Going with the cheapest vendor

There are many handyman and service vendors out there that can service your rental properties. As a consumer, it’s natural to go with the cheapest option, assuming that the quality is the same everywhere you go. As professional property managers, we choose our vendors very carefully as we believe that it is important to build a good relationship with a team of vendors who we can rely on. Reliability is often the most neglected factor when it comes to the service industry. When a tenant calls us for a repair request, we make an appointment with the tenant for a handyman to go take care of the issue. Once the appointment is set, we will make sure that he will show up on time. In our experience, vendors who charge the lowest rate are typically overbooked. If one job is slightly delayed, it will have a domino effect on his schedule. When we take over the management from other property owners, the most common complaint we heard from tenants is that the handyman hired by the landlord failed to show up/was late to the appointment. This is usually the first crack in the landlord-tenant relationship. 


Skipping annual inspection

After months of showings, DIY landlords often celebrate after they get the first month of rent. If tenants don’t contact them, that’s good news. No news is good news. They are afraid that having extra contact would cause the tenants to bring up unnecessary issues. “By the way, since I have you on the phone, the faucet is a little loose. Can you send someone to check on it?”  Some may even forgo opportunities to raise the rent for this reason. One of my clients said “I haven’t raised the rent for 10 years because the tenants don’t complain. It’s been years since I stepped foot inside the property.” This is a red flag! While most tenants are good people, landlords and property managers shouldn’t have a mentality of “no news is good news”.

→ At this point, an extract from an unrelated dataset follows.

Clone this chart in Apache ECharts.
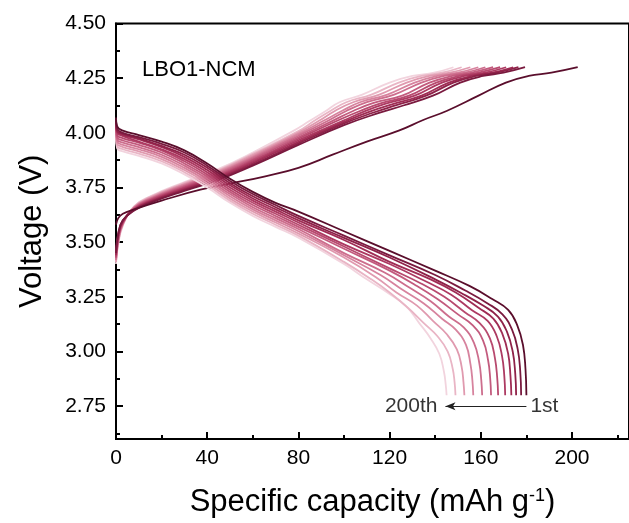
<!DOCTYPE html>
<html>
<head>
<meta charset="utf-8">
<script src="https://cdn.jsdelivr.net/npm/echarts@6/dist/echarts.min.js"></script>
<style>
  html, body { margin: 0; padding: 0; background: #fff; }
  #chart { width: 629px; height: 523px; }
</style>
</head>
<body>
<div id="chart"></div>
<script>
// Charge/discharge profiles of the LBO1-NCM cell, [capacity mAh/g, voltage V]
const cycleNames = ['1st', '20th', '40th', '60th', '75th', '90th', '105th', '120th', '140th', '160th', '180th', '200th'];

const lineColors = ['#5a0e2c', '#7a1a3f', '#8f2249', '#a02d55', '#ad3a62', '#b84a6f',
                    '#c35b7e', '#cd6e8d', '#d7839e', '#e09aaf', '#e9b5c5', '#f2d4de'];

// charge branches
const charge00 = [[0,3.58],[1,3.61],[3,3.63],[8,3.65],[20,3.69],[37,3.74],[51,3.77],[65,3.80],[80,3.84],[95,3.90],[110,3.96],[124,4.01],[135,4.06],[145,4.10],[159,4.17],[171,4.23],[181,4.26],[191,4.275],[202.5,4.30]];
const charge01 = [[0,3.45],[1,3.54],[3,3.60],[8,3.645],[15,3.68],[30,3.735],[45,3.785],[60,3.85],[80,3.945],[100,4.035],[115,4.09],[126,4.125],[139,4.17],[151,4.23],[161,4.26],[170,4.275],[179.4,4.30]];
const charge02 = [[0,3.45],[1,3.54],[3,3.60],[8,3.647],[15,3.683],[30,3.739],[45,3.79],[60,3.856],[80,3.952],[100,4.043],[113,4.093],[123,4.127],[136,4.17],[148,4.23],[158,4.26],[167,4.275],[176.5,4.30]];
const charge03 = [[0,3.44],[1,3.53],[3,3.595],[8,3.649],[15,3.686],[30,3.743],[45,3.795],[60,3.862],[80,3.959],[100,4.05],[111,4.096],[121,4.13],[134,4.17],[146,4.23],[156,4.26],[165,4.275],[174.2,4.30]];
const charge04 = [[0,3.44],[1,3.53],[3,3.595],[8,3.651],[15,3.689],[30,3.747],[45,3.80],[60,3.868],[80,3.966],[100,4.057],[109,4.098],[118,4.132],[131,4.17],[143,4.23],[153,4.26],[162,4.275],[171.1,4.30]];
const charge05 = [[0,3.43],[1,3.52],[3,3.59],[8,3.653],[15,3.692],[30,3.751],[45,3.805],[60,3.874],[80,3.973],[98,4.06],[107,4.10],[116,4.135],[128.5,4.17],[140.5,4.23],[150.5,4.26],[159,4.275],[168.5,4.30]];
const charge06 = [[0,3.43],[1,3.52],[3,3.59],[8,3.655],[15,3.695],[30,3.755],[45,3.81],[60,3.88],[80,3.98],[95,4.055],[104,4.10],[113,4.137],[125.5,4.17],[137.5,4.23],[147.5,4.26],[156,4.275],[165.4,4.30]];
const charge07 = [[0,3.42],[1,3.51],[3,3.585],[8,3.657],[15,3.698],[30,3.759],[45,3.815],[60,3.886],[80,3.987],[93,4.055],[101,4.10],[110,4.14],[122,4.175],[134,4.23],[144,4.26],[153,4.275],[162,4.30]];
const charge08 = [[0,3.42],[1,3.51],[3,3.585],[8,3.659],[15,3.701],[30,3.763],[45,3.82],[60,3.892],[80,3.994],[91,4.055],[99,4.10],[107,4.14],[119,4.175],[131,4.23],[141,4.26],[150,4.275],[158.9,4.30]];
const charge09 = [[0,3.41],[1,3.50],[3,3.58],[8,3.661],[15,3.704],[30,3.767],[45,3.825],[60,3.898],[80,4.001],[89,4.055],[96,4.10],[104,4.14],[115.5,4.175],[127.5,4.23],[137.5,4.26],[146.5,4.275],[155.4,4.30]];
const charge10 = [[0,3.41],[1,3.50],[3,3.58],[8,3.663],[15,3.707],[30,3.771],[45,3.83],[60,3.904],[80,4.008],[87,4.055],[94,4.10],[101,4.14],[112,4.175],[124,4.23],[134,4.26],[143,4.275],[151.6,4.30]];
const charge11 = [[0,3.40],[1,3.49],[3,3.575],[8,3.665],[15,3.71],[30,3.775],[45,3.835],[60,3.91],[78,4.01],[85,4.055],[92,4.10],[98,4.14],[108,4.175],[120,4.23],[130,4.26],[139.5,4.275],[148,4.30]];

// discharge branches
const discharge00 = [[0,4.07],[0.5,4.03],[3,4.01],[10,3.99],[20,3.96],[30,3.92],[40,3.86],[50,3.79],[60,3.73],[70,3.68],[80,3.64],[100,3.55],[120,3.46],[140,3.37],[155,3.30],[165,3.24],[172,3.19],[176,3.12],[178.5,3.03],[179.6,2.92],[180,2.80]];
const discharge01 = [[0,4.06],[0.5,4.02],[3,4.00],[10,3.98],[20,3.95],[30,3.91],[40,3.85],[50,3.78],[60,3.72],[70,3.67],[80,3.62],[100,3.53],[120,3.44],[140,3.35],[153,3.28],[163,3.22],[169.5,3.17],[173.7,3.10],[176.2,3.01],[177.3,2.91],[177.7,2.80]];
const discharge02 = [[0,4.05],[0.5,4.01],[3,3.995],[10,3.975],[20,3.94],[30,3.90],[40,3.84],[50,3.77],[60,3.71],[70,3.66],[80,3.61],[100,3.52],[120,3.43],[140,3.33],[151,3.27],[161,3.21],[167.5,3.16],[171.5,3.09],[174,3.00],[175.1,2.90],[175.5,2.80]];
const discharge03 = [[0,4.05],[0.5,4.005],[3,3.99],[10,3.97],[20,3.935],[30,3.89],[40,3.83],[50,3.76],[60,3.70],[70,3.65],[80,3.60],[100,3.51],[120,3.41],[138,3.33],[149,3.27],[159,3.20],[165.5,3.15],[169.5,3.08],[172,2.99],[173,2.89],[173.4,2.80]];
const discharge04 = [[0,4.04],[0.5,4.00],[3,3.985],[10,3.96],[20,3.925],[30,3.88],[40,3.82],[50,3.75],[60,3.69],[70,3.64],[80,3.59],[100,3.49],[120,3.40],[136,3.32],[147,3.26],[156,3.19],[163,3.14],[167,3.07],[169.3,2.98],[170.3,2.89],[170.7,2.80]];
const discharge05 = [[0,4.04],[0.5,3.99],[3,3.975],[10,3.955],[20,3.92],[30,3.87],[40,3.81],[50,3.74],[60,3.68],[70,3.63],[80,3.58],[100,3.48],[120,3.38],[134,3.31],[144,3.25],[153,3.18],[159.5,3.13],[164,3.06],[166.2,2.97],[167.2,2.88],[167.6,2.80]];
const discharge06 = [[0,4.03],[0.5,3.98],[3,3.965],[10,3.945],[20,3.91],[30,3.86],[40,3.80],[50,3.73],[60,3.67],[70,3.62],[80,3.57],[100,3.47],[120,3.37],[132,3.30],[141,3.24],[150,3.17],[156.5,3.12],[161,3.05],[163.2,2.96],[164.1,2.88],[164.5,2.80]];
const discharge07 = [[0,4.02],[0.5,3.97],[3,3.955],[10,3.935],[20,3.90],[30,3.85],[40,3.79],[50,3.72],[60,3.66],[70,3.61],[80,3.56],[100,3.45],[118,3.36],[129,3.29],[138,3.23],[146,3.16],[152.5,3.11],[157,3.04],[159.3,2.95],[160.2,2.87],[160.6,2.80]];
const discharge08 = [[0,4.01],[0.5,3.96],[3,3.945],[10,3.925],[20,3.89],[30,3.84],[40,3.78],[50,3.71],[60,3.65],[70,3.60],[80,3.55],[100,3.44],[116,3.35],[126,3.28],[135,3.22],[143,3.15],[149,3.10],[153.5,3.03],[155.5,2.94],[156.3,2.87],[156.7,2.80]];
const discharge09 = [[0,4.00],[0.5,3.95],[3,3.935],[10,3.915],[20,3.88],[30,3.83],[40,3.77],[50,3.70],[60,3.64],[70,3.59],[80,3.54],[100,3.43],[114,3.34],[123,3.27],[132,3.21],[139,3.14],[145,3.08],[149.5,3.01],[151.6,2.93],[152.4,2.86],[152.8,2.80]];
const discharge10 = [[0,3.99],[0.5,3.94],[3,3.925],[10,3.905],[20,3.87],[30,3.82],[40,3.76],[50,3.69],[60,3.63],[70,3.58],[80,3.53],[100,3.41],[112,3.33],[120,3.27],[128,3.20],[135,3.13],[141,3.07],[145.5,3.00],[147.7,2.92],[148.5,2.86],[148.9,2.80]];
const discharge11 = [[0,3.98],[0.5,3.93],[3,3.915],[10,3.895],[20,3.86],[30,3.81],[40,3.75],[50,3.68],[60,3.62],[70,3.57],[80,3.52],[100,3.40],[110,3.33],[119,3.27],[127,3.21],[133,3.13],[138,3.06],[141.8,2.99],[143.8,2.91],[144.6,2.85],[145,2.80]];

const chargeCurves = [charge00, charge01, charge02, charge03, charge04, charge05, charge06, charge07, charge08, charge09, charge10, charge11];
const dischargeCurves = [discharge00, discharge01, discharge02, discharge03, discharge04, discharge05, discharge06, discharge07, discharge08, discharge09, discharge10, discharge11];

// axis ticks
const xMajorTicks = [0, 40, 80, 120, 160, 200];
const xMinorTicks = [20, 60, 100, 140, 180, 220];
const yMajorTicks = [2.75, 3.00, 3.25, 3.50, 3.75, 4.00, 4.25, 4.50];
const yMinorTicks = [2.625, 2.875, 3.125, 3.375, 3.625, 3.875, 4.125, 4.375];

// cycle-direction arrow
const arrowStart = [180, 2.75];
const arrowEnd = [144.5, 2.75];
const arrowLabels = ['1st', '200th'];

const FONT = 'Liberation Sans, Arial, sans-serif';
const chart = echarts.init(document.getElementById('chart'), null, { renderer: 'canvas' });

const series = [];
// lightest cycles first so early cycles sit on top
for (let i = cycleNames.length - 1; i >= 0; i--) {
  series.push({
    name: 'charge ' + cycleNames[i], type: 'line', data: chargeCurves[i],
    showSymbol: false, smooth: 0.45,
    lineStyle: { color: lineColors[i], width: 1.8 }, silent: true, z: 2
  });
}
for (let i = cycleNames.length - 1; i >= 0; i--) {
  series.push({
    name: 'discharge ' + cycleNames[i], type: 'line', data: dischargeCurves[i],
    showSymbol: false, smooth: 0.45,
    lineStyle: { color: lineColors[i], width: 1.8 }, silent: true, z: 3
  });
}
series.push({
  name: 'arrow', type: 'scatter', symbolSize: 0, silent: true, z: 5,
  data: [
    { value: arrowEnd, label: { show: true, position: 'left', distance: 8, formatter: arrowLabels[1] } },
    { value: arrowStart, label: { show: true, position: 'right', distance: 4, formatter: arrowLabels[0] } }
  ],
  label: { color: '#000', fontSize: 21, fontFamily: FONT },
  markLine: {
    silent: true, symbol: ['none', 'arrow'], symbolSize: [6, 10],
    lineStyle: { color: '#222', width: 1, type: 'solid' },
    itemStyle: { color: '#000' },
    label: { show: false },
    data: [[{ coord: arrowStart }, { coord: arrowEnd }]]
  }
});

const axisLabelStyle = { color: '#000', fontSize: 21, fontFamily: FONT };

chart.setOption({
  animation: false,
  backgroundColor: '#fff',
  grid: { left: 116, top: 23.5, width: 516, height: 416, show: true, borderColor: '#000', borderWidth: 2, backgroundColor: 'transparent' },
  graphic: [{
    type: 'text', left: 142, top: 59,
    style: { text: 'LBO1-NCM', fill: '#000', font: '22px ' + FONT }
  }],
  xAxis: [{
    type: 'value', min: 0, max: 225, position: 'bottom',
    splitLine: { show: false },
    axisLine: { show: true, onZero: false, lineStyle: { color: '#000', width: 2 } },
    axisTick: { show: true, inside: true, length: 7, customValues: xMajorTicks, lineStyle: { color: '#000', width: 2 } },
    axisLabel: { customValues: xMajorTicks, margin: 9, ...axisLabelStyle },
    name: 'Specific capacity (mAh g{sup|-1})', nameLocation: 'middle', nameGap: 48,
    nameTextStyle: { color: '#000', fontSize: 31, fontFamily: FONT, rich: { sup: { fontSize: 18, verticalAlign: 'top', lineHeight: 16, fontFamily: FONT, color: '#000' } } }
  }, {
    type: 'value', min: 0, max: 225, position: 'bottom',
    splitLine: { show: false }, axisLine: { show: false },
    axisTick: { show: true, inside: true, length: 4, customValues: xMinorTicks, lineStyle: { color: '#000', width: 2 } },
    axisLabel: { show: false }
  }],
  yAxis: [{
    type: 'value', min: 2.6, max: 4.5, position: 'left',
    splitLine: { show: false },
    axisLine: { show: true, onZero: false, lineStyle: { color: '#000', width: 2 } },
    axisTick: { show: true, inside: true, length: 7, customValues: yMajorTicks, lineStyle: { color: '#000', width: 2 } },
    axisLabel: { customValues: yMajorTicks, margin: 10, formatter: v => v.toFixed(2), ...axisLabelStyle },
    name: 'Voltage (V)', nameLocation: 'middle', nameGap: 68,
    nameTextStyle: { color: '#000', fontSize: 31, fontFamily: FONT }
  }, {
    type: 'value', min: 2.6, max: 4.5, position: 'left',
    splitLine: { show: false }, axisLine: { show: false },
    axisTick: { show: true, inside: true, length: 4, customValues: yMinorTicks, lineStyle: { color: '#000', width: 2 } },
    axisLabel: { show: false }
  }],
  series: series
});
</script>
</body>
</html>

As property managers, we conduct a yearly inspection of all properties that we manage. This allows us to spot any potential maintenance issues before they become real issues. We will make sure that tenants are not keeping pets, there is no mold build-up, and no illegal activities are going on in the property. This way, we can prevent prohibited pets from ruining the carpet,  potential liability arising out of the mold or lack of ventilation, prevent rental properties from turning into illegal marijuana grow houses–you name it. With an annual inspection, we can prevent a $200 problem from becoming a $2,000 problem. 

Managing rental properties by yourself is like driving a car without insurance. It’s okay for 99% of the time, but when things go wrong, it can be very costly. Do not skim on these issues.